**Exercise instructions**
Exactly as written, retype the listing below, omitting the pictures.

**Data**
____
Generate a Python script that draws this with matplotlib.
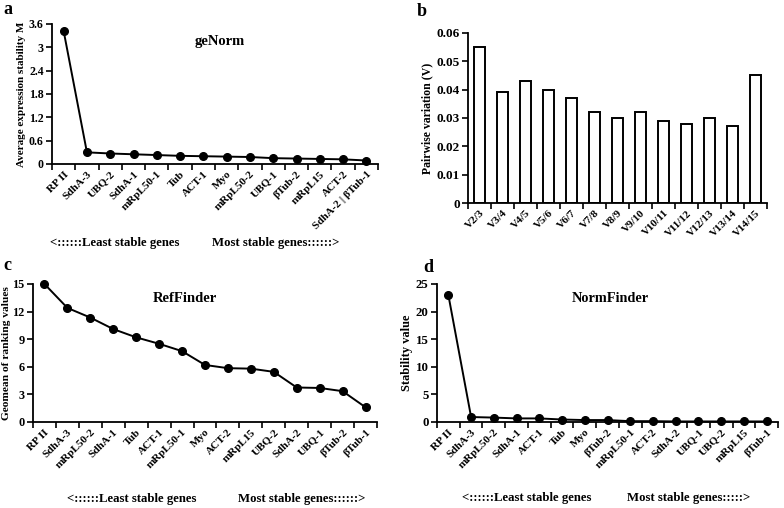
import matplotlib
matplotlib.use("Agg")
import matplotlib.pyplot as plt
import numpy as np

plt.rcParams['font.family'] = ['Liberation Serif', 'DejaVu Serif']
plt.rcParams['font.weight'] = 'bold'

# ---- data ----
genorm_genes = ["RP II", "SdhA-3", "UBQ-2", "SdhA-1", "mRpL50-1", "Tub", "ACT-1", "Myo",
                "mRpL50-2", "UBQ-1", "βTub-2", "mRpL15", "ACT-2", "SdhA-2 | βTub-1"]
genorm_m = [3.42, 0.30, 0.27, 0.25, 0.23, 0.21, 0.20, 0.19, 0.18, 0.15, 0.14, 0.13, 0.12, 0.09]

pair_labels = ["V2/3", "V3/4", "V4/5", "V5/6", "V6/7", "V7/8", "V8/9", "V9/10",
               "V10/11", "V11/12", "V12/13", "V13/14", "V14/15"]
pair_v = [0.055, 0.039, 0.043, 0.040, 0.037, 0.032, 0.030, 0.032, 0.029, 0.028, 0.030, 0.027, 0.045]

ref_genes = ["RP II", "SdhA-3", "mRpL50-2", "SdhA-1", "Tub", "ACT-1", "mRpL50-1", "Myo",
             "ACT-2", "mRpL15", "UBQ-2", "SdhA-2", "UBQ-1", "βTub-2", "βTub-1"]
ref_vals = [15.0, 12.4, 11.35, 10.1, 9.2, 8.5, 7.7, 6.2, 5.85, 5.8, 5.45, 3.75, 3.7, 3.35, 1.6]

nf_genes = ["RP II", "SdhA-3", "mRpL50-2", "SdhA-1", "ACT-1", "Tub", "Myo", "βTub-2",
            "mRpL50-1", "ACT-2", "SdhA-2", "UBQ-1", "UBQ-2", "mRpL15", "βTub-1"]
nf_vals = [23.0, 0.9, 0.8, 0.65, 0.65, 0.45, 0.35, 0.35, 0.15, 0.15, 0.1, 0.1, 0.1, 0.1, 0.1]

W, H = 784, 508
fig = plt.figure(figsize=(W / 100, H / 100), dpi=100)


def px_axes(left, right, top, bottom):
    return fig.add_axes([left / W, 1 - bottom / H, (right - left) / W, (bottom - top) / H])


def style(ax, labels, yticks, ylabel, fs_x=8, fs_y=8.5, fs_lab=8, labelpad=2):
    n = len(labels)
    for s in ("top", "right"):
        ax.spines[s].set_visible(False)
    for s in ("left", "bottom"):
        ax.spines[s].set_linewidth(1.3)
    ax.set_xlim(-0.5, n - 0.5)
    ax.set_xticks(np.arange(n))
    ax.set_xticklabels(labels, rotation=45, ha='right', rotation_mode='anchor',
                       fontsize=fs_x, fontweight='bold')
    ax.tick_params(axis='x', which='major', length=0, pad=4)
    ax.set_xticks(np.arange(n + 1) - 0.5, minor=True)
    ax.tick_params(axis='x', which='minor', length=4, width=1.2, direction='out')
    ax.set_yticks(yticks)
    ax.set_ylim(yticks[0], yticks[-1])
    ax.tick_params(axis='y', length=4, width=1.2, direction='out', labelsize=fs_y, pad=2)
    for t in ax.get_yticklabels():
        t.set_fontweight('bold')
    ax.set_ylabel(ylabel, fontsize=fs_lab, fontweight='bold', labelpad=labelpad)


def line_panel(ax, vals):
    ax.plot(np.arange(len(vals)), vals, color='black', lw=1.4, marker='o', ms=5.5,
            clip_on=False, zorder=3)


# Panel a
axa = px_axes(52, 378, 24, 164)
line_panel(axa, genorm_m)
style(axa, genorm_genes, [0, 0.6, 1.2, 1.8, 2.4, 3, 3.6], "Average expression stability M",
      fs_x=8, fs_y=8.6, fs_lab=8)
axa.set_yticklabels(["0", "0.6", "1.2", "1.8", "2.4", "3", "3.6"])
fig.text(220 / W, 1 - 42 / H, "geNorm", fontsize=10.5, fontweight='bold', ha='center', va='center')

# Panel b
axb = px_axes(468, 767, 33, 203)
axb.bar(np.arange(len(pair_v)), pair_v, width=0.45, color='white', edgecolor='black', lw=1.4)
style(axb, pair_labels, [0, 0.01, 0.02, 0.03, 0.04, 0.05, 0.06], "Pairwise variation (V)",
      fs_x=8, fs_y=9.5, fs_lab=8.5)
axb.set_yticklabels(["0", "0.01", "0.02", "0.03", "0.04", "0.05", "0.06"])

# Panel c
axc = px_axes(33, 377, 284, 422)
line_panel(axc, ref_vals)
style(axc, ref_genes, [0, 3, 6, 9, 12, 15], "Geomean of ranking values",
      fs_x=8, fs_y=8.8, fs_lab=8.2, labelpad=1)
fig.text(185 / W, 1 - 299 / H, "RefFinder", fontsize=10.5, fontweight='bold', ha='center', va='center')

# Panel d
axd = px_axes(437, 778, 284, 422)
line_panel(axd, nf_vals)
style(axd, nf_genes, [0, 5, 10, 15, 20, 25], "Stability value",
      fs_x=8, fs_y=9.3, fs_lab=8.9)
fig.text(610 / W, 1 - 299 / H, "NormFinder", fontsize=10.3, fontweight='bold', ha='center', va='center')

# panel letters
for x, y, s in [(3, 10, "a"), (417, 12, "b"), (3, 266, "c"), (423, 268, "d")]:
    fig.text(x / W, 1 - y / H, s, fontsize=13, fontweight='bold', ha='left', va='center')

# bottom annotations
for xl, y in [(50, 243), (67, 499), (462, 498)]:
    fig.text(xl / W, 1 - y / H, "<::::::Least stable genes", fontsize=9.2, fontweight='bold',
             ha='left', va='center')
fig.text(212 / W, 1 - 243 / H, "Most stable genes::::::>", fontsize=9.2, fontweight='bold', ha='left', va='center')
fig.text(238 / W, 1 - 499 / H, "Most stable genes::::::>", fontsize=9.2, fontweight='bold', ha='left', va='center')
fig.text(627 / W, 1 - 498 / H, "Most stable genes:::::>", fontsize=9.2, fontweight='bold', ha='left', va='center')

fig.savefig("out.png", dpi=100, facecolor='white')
____
**The completed task**
Generate a Python script that draws this with matplotlib.
import matplotlib
matplotlib.use("Agg")
import matplotlib.pyplot as plt
import numpy as np

plt.rcParams['font.family'] = ['Liberation Serif', 'DejaVu Serif']
plt.rcParams['font.weight'] = 'bold'

# ---- data ----
genorm_genes = ["RP II", "SdhA-3", "UBQ-2", "SdhA-1", "mRpL50-1", "Tub", "ACT-1", "Myo",
                "mRpL50-2", "UBQ-1", "βTub-2", "mRpL15", "ACT-2", "SdhA-2 | βTub-1"]
genorm_m = [3.42, 0.30, 0.27, 0.25, 0.23, 0.21, 0.20, 0.19, 0.18, 0.15, 0.14, 0.13, 0.12, 0.09]

pair_labels = ["V2/3", "V3/4", "V4/5", "V5/6", "V6/7", "V7/8", "V8/9", "V9/10",
               "V10/11", "V11/12", "V12/13", "V13/14", "V14/15"]
pair_v = [0.055, 0.039, 0.043, 0.040, 0.037, 0.032, 0.030, 0.032, 0.029, 0.028, 0.030, 0.027, 0.045]

ref_genes = ["RP II", "SdhA-3", "mRpL50-2", "SdhA-1", "Tub", "ACT-1", "mRpL50-1", "Myo",
             "ACT-2", "mRpL15", "UBQ-2", "SdhA-2", "UBQ-1", "βTub-2", "βTub-1"]
ref_vals = [15.0, 12.4, 11.35, 10.1, 9.2, 8.5, 7.7, 6.2, 5.85, 5.8, 5.45, 3.75, 3.7, 3.35, 1.6]

nf_genes = ["RP II", "SdhA-3", "mRpL50-2", "SdhA-1", "ACT-1", "Tub", "Myo", "βTub-2",
            "mRpL50-1", "ACT-2", "SdhA-2", "UBQ-1", "UBQ-2", "mRpL15", "βTub-1"]
nf_vals = [23.0, 0.9, 0.8, 0.65, 0.65, 0.45, 0.35, 0.35, 0.15, 0.15, 0.1, 0.1, 0.1, 0.1, 0.1]

W, H = 784, 508
fig = plt.figure(figsize=(W / 100, H / 100), dpi=100)


def px_axes(left, right, top, bottom):
    return fig.add_axes([left / W, 1 - bottom / H, (right - left) / W, (bottom - top) / H])


def style(ax, labels, yticks, ylabel, fs_x=8, fs_y=8.5, fs_lab=8, labelpad=2):
    n = len(labels)
    for s in ("top", "right"):
        ax.spines[s].set_visible(False)
    for s in ("left", "bottom"):
        ax.spines[s].set_linewidth(1.3)
    ax.set_xlim(-0.5, n - 0.5)
    ax.set_xticks(np.arange(n))
    ax.set_xticklabels(labels, rotation=45, ha='right', rotation_mode='anchor',
                       fontsize=fs_x, fontweight='bold')
    ax.tick_params(axis='x', which='major', length=0, pad=4)
    ax.set_xticks(np.arange(n + 1) - 0.5, minor=True)
    ax.tick_params(axis='x', which='minor', length=4, width=1.2, direction='out')
    ax.set_yticks(yticks)
    ax.set_ylim(yticks[0], yticks[-1])
    ax.tick_params(axis='y', length=4, width=1.2, direction='out', labelsize=fs_y, pad=2)
    for t in ax.get_yticklabels():
        t.set_fontweight('bold')
    ax.set_ylabel(ylabel, fontsize=fs_lab, fontweight='bold', labelpad=labelpad)


def line_panel(ax, vals):
    ax.plot(np.arange(len(vals)), vals, color='black', lw=1.4, marker='o', ms=5.5,
            clip_on=False, zorder=3)


# Panel a
axa = px_axes(52, 378, 24, 164)
line_panel(axa, genorm_m)
style(axa, genorm_genes, [0, 0.6, 1.2, 1.8, 2.4, 3, 3.6], "Average expression stability M",
      fs_x=8, fs_y=8.6, fs_lab=8)
axa.set_yticklabels(["0", "0.6", "1.2", "1.8", "2.4", "3", "3.6"])
fig.text(220 / W, 1 - 42 / H, "geNorm", fontsize=10.5, fontweight='bold', ha='center', va='center')

# Panel b
axb = px_axes(468, 767, 33, 203)
axb.bar(np.arange(len(pair_v)), pair_v, width=0.45, color='white', edgecolor='black', lw=1.4)
style(axb, pair_labels, [0, 0.01, 0.02, 0.03, 0.04, 0.05, 0.06], "Pairwise variation (V)",
      fs_x=8, fs_y=9.5, fs_lab=8.5)
axb.set_yticklabels(["0", "0.01", "0.02", "0.03", "0.04", "0.05", "0.06"])

# Panel c
axc = px_axes(33, 377, 284, 422)
line_panel(axc, ref_vals)
style(axc, ref_genes, [0, 3, 6, 9, 12, 15], "Geomean of ranking values",
      fs_x=8, fs_y=8.8, fs_lab=8.2, labelpad=1)
fig.text(185 / W, 1 - 299 / H, "RefFinder", fontsize=10.5, fontweight='bold', ha='center', va='center')

# Panel d
axd = px_axes(437, 778, 284, 422)
line_panel(axd, nf_vals)
style(axd, nf_genes, [0, 5, 10, 15, 20, 25], "Stability value",
      fs_x=8, fs_y=9.3, fs_lab=8.9)
fig.text(610 / W, 1 - 299 / H, "NormFinder", fontsize=10.3, fontweight='bold', ha='center', va='center')

# panel letters
for x, y, s in [(3, 10, "a"), (417, 12, "b"), (3, 266, "c"), (423, 268, "d")]:
    fig.text(x / W, 1 - y / H, s, fontsize=13, fontweight='bold', ha='left', va='center')

# bottom annotations
for xl, y in [(50, 243), (67, 499), (462, 498)]:
    fig.text(xl / W, 1 - y / H, "<::::::Least stable genes", fontsize=9.2, fontweight='bold',
             ha='left', va='center')
fig.text(212 / W, 1 - 243 / H, "Most stable genes::::::>", fontsize=9.2, fontweight='bold', ha='left', va='center')
fig.text(238 / W, 1 - 499 / H, "Most stable genes::::::>", fontsize=9.2, fontweight='bold', ha='left', va='center')
fig.text(627 / W, 1 - 498 / H, "Most stable genes:::::>", fontsize=9.2, fontweight='bold', ha='left', va='center')

fig.savefig("out.png", dpi=100, facecolor='white')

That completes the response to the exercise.